● **What you will do**
Exactly repeat the material, dropping every picture from the copy.
_ _ _ _
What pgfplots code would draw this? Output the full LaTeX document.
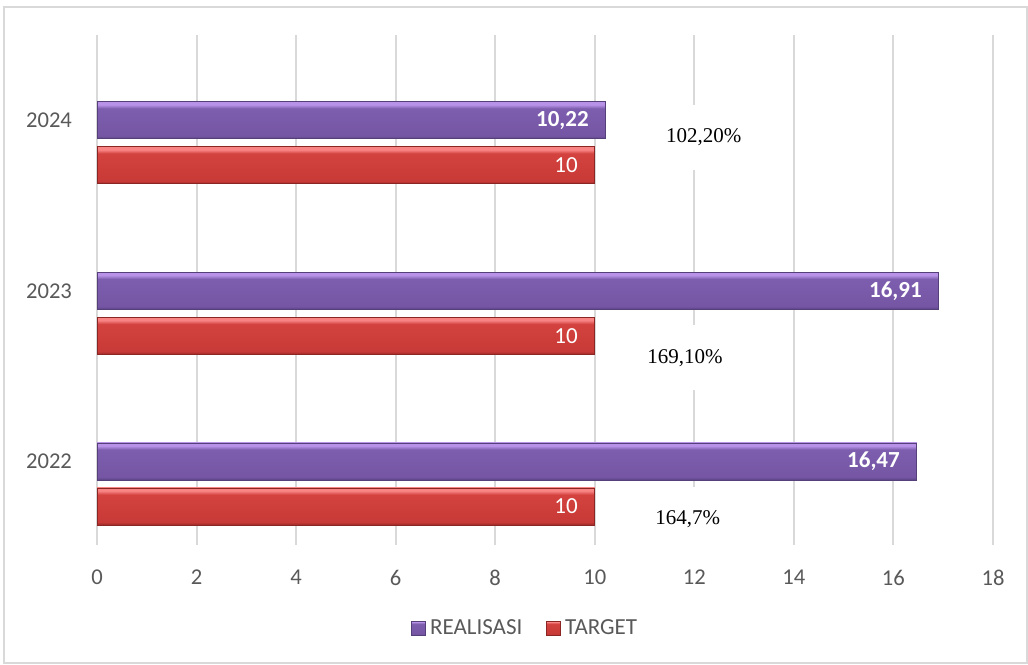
\documentclass[border=0pt]{standalone}
\usepackage{fontspec}
\setmainfont{Carlito}
\newfontfamily\serifnum{Liberation Serif}
\usepackage{pgfplots}
\pgfplotsset{compat=1.18}
\definecolor{tickgray}{HTML}{595959}
\definecolor{gridgray}{HTML}{D9D9D9}
\definecolor{purpleTop}{HTML}{B792E6}
\definecolor{purpleMid}{HTML}{7D5DAE}
\definecolor{purpleLow}{HTML}{7556A4}
\definecolor{purpleBot}{HTML}{5A4282}
\definecolor{purpleEdge}{HTML}{55407A}
\definecolor{redTop}{HTML}{F88484}
\definecolor{redMid}{HTML}{D3423F}
\definecolor{redLow}{HTML}{C83A37}
\definecolor{redBot}{HTML}{9A2A28}
\definecolor{redEdge}{HTML}{8A2624}
% the bar fills 25bp..75bp of these shadings
\pgfdeclareverticalshading{purpbar}{100bp}{color(0bp)=(purpleBot); color(25bp)=(purpleBot);
  color(29bp)=(purpleLow); color(66bp)=(purpleMid); color(71bp)=(purpleTop); color(100bp)=(purpleTop)}
\pgfdeclareverticalshading{redbar}{100bp}{color(0bp)=(redBot); color(25bp)=(redBot);
  color(29bp)=(redLow); color(66bp)=(redMid); color(71bp)=(redTop); color(100bp)=(redTop)}
\pgfplotsset{
  realbar/.style={draw=purpleEdge, line width=0.4pt, shading=purpbar,
    every node near coord/.append style={font=\bfseries\fontsize{11.5}{13}\selectfont}},
  targbar/.style={draw=redEdge, line width=0.4pt, shading=redbar},
}
\begin{document}
\begin{tikzpicture}
\useasboundingbox (0pt,0pt) rectangle (514pt,332pt);
\draw[gridgray, line width=0.8pt] (2pt,0.5pt) rectangle (513.5pt,328.5pt);
\begin{axis}[
  at={(48.5pt,59.5pt)}, anchor=south west,
  scale only axis, width=448pt, height=255pt,
  xmin=0, xmax=18, ymin=-0.49, ymax=2.50,
  xtick={0,2,...,18},
  ytick={0,1,2}, yticklabels={2022,2023,2024},
  xmajorgrids, grid style={gridgray, line width=1pt},
  axis line style={draw=none},
  major tick length=0pt,
  tick label style={font=\fontsize{11.3}{13}\selectfont, text=tickgray},
  xticklabel style={yshift=-9pt},
  yticklabel style={xshift=-9pt},
  /pgf/number format/assume math mode=true,
  xbar, bar width=18.5pt, bar shift=0pt,
  nodes near coords={\pgfmathprintnumber[use comma,fixed,precision=2]{\pgfplotspointmeta}},
  every node near coord/.append style={anchor=east, xshift=-5pt, text=white,
    font=\fontsize{11.5}{13}\selectfont},
  legend style={at={(0.479,-0.163)}, anchor=center, draw=none, fill=none,
    legend columns=2, font=\fontsize{11.5}{13}\selectfont, text=tickgray,
    /tikz/every even column/.append style={column sep=10pt}},
  legend image code/.code={\draw[#1] (0pt,-3.5pt) rectangle (7pt,3.5pt);},
  clip=false,
]
% REALISASI
\addplot[realbar] coordinates {(16.47,0)};
% TARGET
\addplot[targbar] coordinates {(10,-0.264)};
\addplot[realbar, forget plot] coordinates {(16.91,1)};
\addplot[realbar, forget plot] coordinates {(10.22,2)};
\addplot[targbar, forget plot] coordinates {(10,0.736)};
\addplot[targbar, forget plot] coordinates {(10,1.736)};
\legend{REALISASI, TARGET}
\node[fill=white, inner xsep=3pt, inner ysep=12pt, font=\serifnum\fontsize{10.5}{12}\selectfont]
  at (axis cs:12.19,1.90) {102,20\%};
\node[fill=white, inner xsep=3pt, inner ysep=12pt, font=\serifnum\fontsize{10.5}{12}\selectfont]
  at (axis cs:11.81,0.607) {169,10\%};
\node[fill=white, inner xsep=3pt, inner ysep=12pt, font=\serifnum\fontsize{10.5}{12}\selectfont]
  at (axis cs:11.87,-0.34) {164,7\%};
\end{axis}
\end{tikzpicture}
\end{document}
_ _ _ _
● **Answer to this exercise**
What pgfplots code would draw this? Output the full LaTeX document.
\documentclass[border=0pt]{standalone}
\usepackage{fontspec}
\setmainfont{Carlito}
\newfontfamily\serifnum{Liberation Serif}
\usepackage{pgfplots}
\pgfplotsset{compat=1.18}
\definecolor{tickgray}{HTML}{595959}
\definecolor{gridgray}{HTML}{D9D9D9}
\definecolor{purpleTop}{HTML}{B792E6}
\definecolor{purpleMid}{HTML}{7D5DAE}
\definecolor{purpleLow}{HTML}{7556A4}
\definecolor{purpleBot}{HTML}{5A4282}
\definecolor{purpleEdge}{HTML}{55407A}
\definecolor{redTop}{HTML}{F88484}
\definecolor{redMid}{HTML}{D3423F}
\definecolor{redLow}{HTML}{C83A37}
\definecolor{redBot}{HTML}{9A2A28}
\definecolor{redEdge}{HTML}{8A2624}
% the bar fills 25bp..75bp of these shadings
\pgfdeclareverticalshading{purpbar}{100bp}{color(0bp)=(purpleBot); color(25bp)=(purpleBot);
  color(29bp)=(purpleLow); color(66bp)=(purpleMid); color(71bp)=(purpleTop); color(100bp)=(purpleTop)}
\pgfdeclareverticalshading{redbar}{100bp}{color(0bp)=(redBot); color(25bp)=(redBot);
  color(29bp)=(redLow); color(66bp)=(redMid); color(71bp)=(redTop); color(100bp)=(redTop)}
\pgfplotsset{
  realbar/.style={draw=purpleEdge, line width=0.4pt, shading=purpbar,
    every node near coord/.append style={font=\bfseries\fontsize{11.5}{13}\selectfont}},
  targbar/.style={draw=redEdge, line width=0.4pt, shading=redbar},
}
\begin{document}
\begin{tikzpicture}
\useasboundingbox (0pt,0pt) rectangle (514pt,332pt);
\draw[gridgray, line width=0.8pt] (2pt,0.5pt) rectangle (513.5pt,328.5pt);
\begin{axis}[
  at={(48.5pt,59.5pt)}, anchor=south west,
  scale only axis, width=448pt, height=255pt,
  xmin=0, xmax=18, ymin=-0.49, ymax=2.50,
  xtick={0,2,...,18},
  ytick={0,1,2}, yticklabels={2022,2023,2024},
  xmajorgrids, grid style={gridgray, line width=1pt},
  axis line style={draw=none},
  major tick length=0pt,
  tick label style={font=\fontsize{11.3}{13}\selectfont, text=tickgray},
  xticklabel style={yshift=-9pt},
  yticklabel style={xshift=-9pt},
  /pgf/number format/assume math mode=true,
  xbar, bar width=18.5pt, bar shift=0pt,
  nodes near coords={\pgfmathprintnumber[use comma,fixed,precision=2]{\pgfplotspointmeta}},
  every node near coord/.append style={anchor=east, xshift=-5pt, text=white,
    font=\fontsize{11.5}{13}\selectfont},
  legend style={at={(0.479,-0.163)}, anchor=center, draw=none, fill=none,
    legend columns=2, font=\fontsize{11.5}{13}\selectfont, text=tickgray,
    /tikz/every even column/.append style={column sep=10pt}},
  legend image code/.code={\draw[#1] (0pt,-3.5pt) rectangle (7pt,3.5pt);},
  clip=false,
]
% REALISASI
\addplot[realbar] coordinates {(16.47,0)};
% TARGET
\addplot[targbar] coordinates {(10,-0.264)};
\addplot[realbar, forget plot] coordinates {(16.91,1)};
\addplot[realbar, forget plot] coordinates {(10.22,2)};
\addplot[targbar, forget plot] coordinates {(10,0.736)};
\addplot[targbar, forget plot] coordinates {(10,1.736)};
\legend{REALISASI, TARGET}
\node[fill=white, inner xsep=3pt, inner ysep=12pt, font=\serifnum\fontsize{10.5}{12}\selectfont]
  at (axis cs:12.19,1.90) {102,20\%};
\node[fill=white, inner xsep=3pt, inner ysep=12pt, font=\serifnum\fontsize{10.5}{12}\selectfont]
  at (axis cs:11.81,0.607) {169,10\%};
\node[fill=white, inner xsep=3pt, inner ysep=12pt, font=\serifnum\fontsize{10.5}{12}\selectfont]
  at (axis cs:11.87,-0.34) {164,7\%};
\end{axis}
\end{tikzpicture}
\end{document}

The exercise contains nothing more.